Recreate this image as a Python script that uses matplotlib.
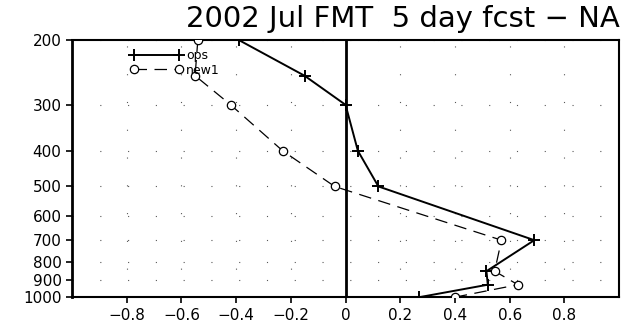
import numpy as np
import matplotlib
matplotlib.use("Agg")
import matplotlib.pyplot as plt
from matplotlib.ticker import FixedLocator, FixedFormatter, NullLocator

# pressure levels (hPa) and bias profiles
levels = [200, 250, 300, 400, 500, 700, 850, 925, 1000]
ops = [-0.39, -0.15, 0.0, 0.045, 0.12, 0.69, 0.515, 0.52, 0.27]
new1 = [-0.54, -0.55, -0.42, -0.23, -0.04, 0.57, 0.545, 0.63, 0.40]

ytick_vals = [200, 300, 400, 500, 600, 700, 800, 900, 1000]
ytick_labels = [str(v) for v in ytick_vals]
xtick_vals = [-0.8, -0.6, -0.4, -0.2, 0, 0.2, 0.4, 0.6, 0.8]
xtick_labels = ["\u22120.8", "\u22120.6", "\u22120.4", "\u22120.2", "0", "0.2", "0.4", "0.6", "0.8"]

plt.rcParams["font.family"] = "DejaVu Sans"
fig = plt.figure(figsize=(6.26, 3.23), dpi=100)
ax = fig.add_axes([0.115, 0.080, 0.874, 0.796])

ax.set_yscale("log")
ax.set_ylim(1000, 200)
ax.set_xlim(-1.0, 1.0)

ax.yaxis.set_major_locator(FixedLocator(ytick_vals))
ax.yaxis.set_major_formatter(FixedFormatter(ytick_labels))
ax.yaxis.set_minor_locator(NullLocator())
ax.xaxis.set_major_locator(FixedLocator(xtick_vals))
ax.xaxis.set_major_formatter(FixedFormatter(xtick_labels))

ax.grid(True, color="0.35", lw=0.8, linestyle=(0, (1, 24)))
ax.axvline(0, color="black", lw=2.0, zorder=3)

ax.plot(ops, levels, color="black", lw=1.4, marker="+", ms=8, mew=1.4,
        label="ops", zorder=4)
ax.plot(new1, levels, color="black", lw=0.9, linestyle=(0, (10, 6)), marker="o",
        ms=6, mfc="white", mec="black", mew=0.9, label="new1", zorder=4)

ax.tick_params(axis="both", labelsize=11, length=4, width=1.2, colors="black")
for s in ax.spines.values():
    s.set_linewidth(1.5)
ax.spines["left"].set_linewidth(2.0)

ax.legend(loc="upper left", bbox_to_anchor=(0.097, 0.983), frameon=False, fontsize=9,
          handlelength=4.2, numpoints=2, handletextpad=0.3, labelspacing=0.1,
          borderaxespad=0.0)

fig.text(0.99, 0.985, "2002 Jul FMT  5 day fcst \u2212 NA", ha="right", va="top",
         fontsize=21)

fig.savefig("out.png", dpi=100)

--------------------------------

**Your objective:**
Leave out the pictures. Transcribe only the lines above, from the first through the one that contains "ax.set_xlim(-1.0, 1.0)".

**Result of this exercise:**
Recreate this image as a Python script that uses matplotlib.
import numpy as np
import matplotlib
matplotlib.use("Agg")
import matplotlib.pyplot as plt
from matplotlib.ticker import FixedLocator, FixedFormatter, NullLocator

# pressure levels (hPa) and bias profiles
levels = [200, 250, 300, 400, 500, 700, 850, 925, 1000]
ops = [-0.39, -0.15, 0.0, 0.045, 0.12, 0.69, 0.515, 0.52, 0.27]
new1 = [-0.54, -0.55, -0.42, -0.23, -0.04, 0.57, 0.545, 0.63, 0.40]

ytick_vals = [200, 300, 400, 500, 600, 700, 800, 900, 1000]
ytick_labels = [str(v) for v in ytick_vals]
xtick_vals = [-0.8, -0.6, -0.4, -0.2, 0, 0.2, 0.4, 0.6, 0.8]
xtick_labels = ["\u22120.8", "\u22120.6", "\u22120.4", "\u22120.2", "0", "0.2", "0.4", "0.6", "0.8"]

plt.rcParams["font.family"] = "DejaVu Sans"
fig = plt.figure(figsize=(6.26, 3.23), dpi=100)
ax = fig.add_axes([0.115, 0.080, 0.874, 0.796])

ax.set_yscale("log")
ax.set_ylim(1000, 200)
ax.set_xlim(-1.0, 1.0)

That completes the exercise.